The China Iron and Steel Association (Cisa) said that it shared Eurofer's "outrage" that groups such as Rio, BHP and Brazil's Vale were calling for a 80 to 90 per cent increase during price negotiations.
"On the afternoon of 11 March Eurofer made a statement on its website strongly opposing the intention of iron ore producers to raise prices by 80-90 per cent," Cisa said. "The China Iron and Steel Association expresses its approval and support for this statement."
Last week Eurofer said it was "outraged" by the miners' attempts to "massively increase" iron ore prices, adding that "this will reduce demand for many price-sensitive products and therefore slow economic recovery or even push economies back into recession".
Rio Tinto and BHP Billiton refused to comment yesterday. Cisa's statement follows its calls for the issue to be discussed at a political level.
Benchmark prices are set annually after talks between the miners and individual steel mills. Last year, Chinese mills refused to accept a 33 per cent increase agreed by Korean and Japanese mills, insisting on a 45 to 50 per cent discount. No deal was ever agreed.
On 10 February, Marius Kloppers, BHP's chief executive, said that the iron ore spot price should form the basis of the negotiations and that it is now "very close to 100 per cent above where the benchmark price is today". Cisa said at the end of last year that a 20 per cent increase would be more appropriate.
Cisa's comments will sour what had been a good day for Rio Tinto after tensions with its biggest shareholder, Aluminium Corp of China (Chinalco), eased when reports emerged that the two are close to agreeing a deal on a $12bn iron ore joint venture in Guinea, West Africa.
The relationship between Rio Tinto and Chinalco, which holds a 9.3 per cent stake in the group, have been severely strained since June last year when the Anglo-Australian miner rebuffed a bid that would have taken the state-owned Chinalco's stake to 18 per cent, in return for a $19.5bn investment.
The proposed deal upset a number of the company's smaller shareholders, forcing Rio to pay as much as $200m in break fees, and give up on a deal that would have helped the group to cut its then burgeoning $20bn debt pile. Rio has since sold off a number of assets.
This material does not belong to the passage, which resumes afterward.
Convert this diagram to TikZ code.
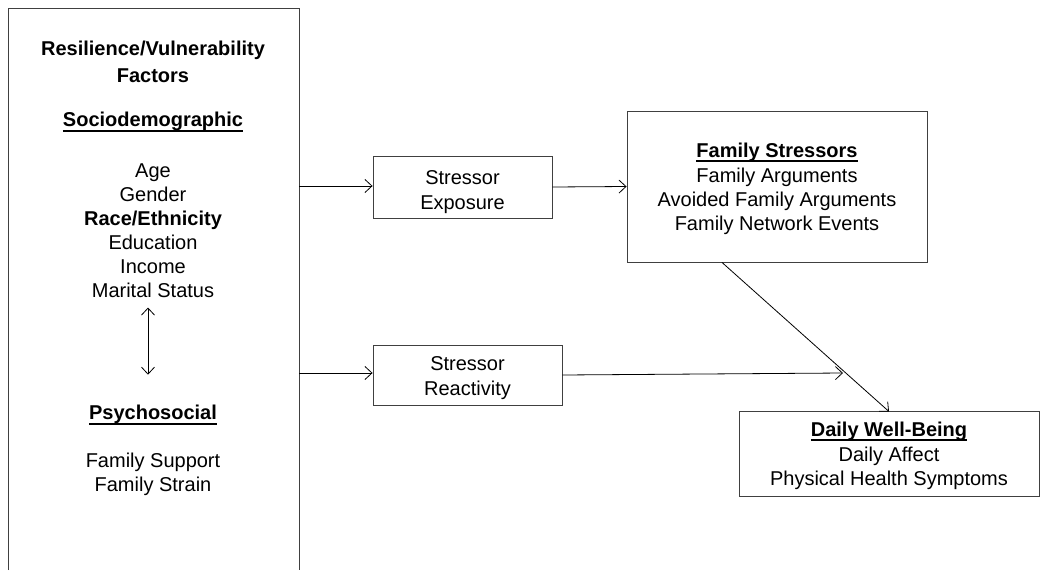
\documentclass[tikz,border=0pt]{standalone}
\usepackage{fontspec}
\setmainfont{Liberation Sans}
\usetikzlibrary{positioning}
\usetikzlibrary{arrows.meta}

\tikzset{
  box/.style={draw=black!75, line width=0.9pt, align=center, inner sep=0pt},
  txt/.style={align=center, font=\fontsize{20}{24}\selectfont},
}

\newcommand{\ulhead}[1]{\setbox0\hbox{\textbf{#1}}\rlap{\rule[-5pt]{\wd0}{2pt}}\box0}
\newcommand{\lift}[1]{\rule{0pt}{#1}}

\begin{document}
\begin{tikzpicture}[x=1pt, y=-1pt, >={Straight Barb[length=7pt,width=13pt]}]
  \useasboundingbox (0,0) rectangle (1040,570);

  % left column, open at the bottom
  \draw[black!75, line width=0.9pt] (8,570) |- (299,8) -- (299,570);

  \node[txt] at (153, 62)  (n_title)  {\textbf{Resilience/Vulnerability}\\[3pt]\textbf{Factors}};
  \node[txt] at (153, 122) (n_socio)  {\ulhead{Sociodemographic}};
  \node[txt] at (153, 231) (n_demo)   {Age\\Gender\\\textbf{Race/Ethnicity}\\Education\\Income\\Marital Status};
  \node[txt] at (153, 415) (n_psych)  {\ulhead{Psychosocial}};
  \node[txt] at (153, 474) (n_supp)   {Family Support\\Family Strain};

  \draw [<->, line width=0.8pt] ([xshift=-5pt, yshift=-6pt]n_demo.south) -- ([xshift=-5pt, yshift=27pt]n_psych.north);

  % boxes on the right
  \node[box, txt, minimum width=179pt, minimum height=62pt] at (462.5, 187) (n_expo)  {\lift{25pt}Stressor\\[1pt]Exposure};
  \node[box, txt, minimum width=189pt, minimum height=60pt] at (467.5, 375) (n_react) {\lift{21pt}Stressor\\[1pt]Reactivity};
  \node[box, txt, minimum width=300pt, minimum height=151pt] at (777, 186.5) (n_fam) {\lift{19pt}\ulhead{Family Stressors}\\[1pt]Family Arguments\\Avoided Family Arguments\\Family Network Events};
  \node[box, txt, minimum width=300pt, minimum height=85pt] at (889, 453.5) (n_well) {\lift{19pt}\ulhead{Daily Well-Being}\\[1pt]Daily Affect\\Physical Health Symptoms};

  \coordinate (c_expo)  at (299, 186);
  \coordinate (c_react) at (299, 373);
  \coordinate (c_end)   at (843, 373);

  \draw [->, line width=0.8pt] (c_expo) -- (c_expo -| n_expo.west);
  \draw [->, line width=0.8pt] (c_react) -- (c_react -| n_react.west);
  \draw [->, line width=0.8pt] (n_expo.east) -- (n_fam.west);
  \draw [->, line width=0.8pt] (n_react.east) -- (c_end);
  \draw [->, line width=0.8pt] ([xshift=-55pt]n_fam.south) -- ([yshift=-1pt]n_well.north);

\end{tikzpicture}
\end{document}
While the two parties have not finalised an agreement, Chinalco spurred the talks on Monday, when its Vice-President, Lu Youging, said the group was looking for overseas deals. "Chinalco's strategy is to be an international multi-metals mining company. To achieve this goal, we are constantly seeking fair and mutually benefiting opportunities in the international market," Mr Lu said.
Rio shelved plans to develop the Simandou iron ore project in Guinea last year after commodity prices slumped in the wake of the economic downturn. The group has described the Simandou site as the biggest undeveloped iron ore deposit in the world. Two years ago, Rio said that it would cost $6bn to develop the project, although analysts believe the cost has now probably risen to twice that amount.
Rio Tinto is desperate to get on better terms with the Chinese after a year that tested its relationship with what is one of its biggest clients. Soon after Rio walked away from the deal with Chinalco, four of the group's employees, including the Australian national Stern Hu, were arrested on suspicion of stealing Chinese state secrets. The four were formally indicted on the lesser charges of bribery and commercial spying earlier this year. Rio Tinto has refused to comment on the case.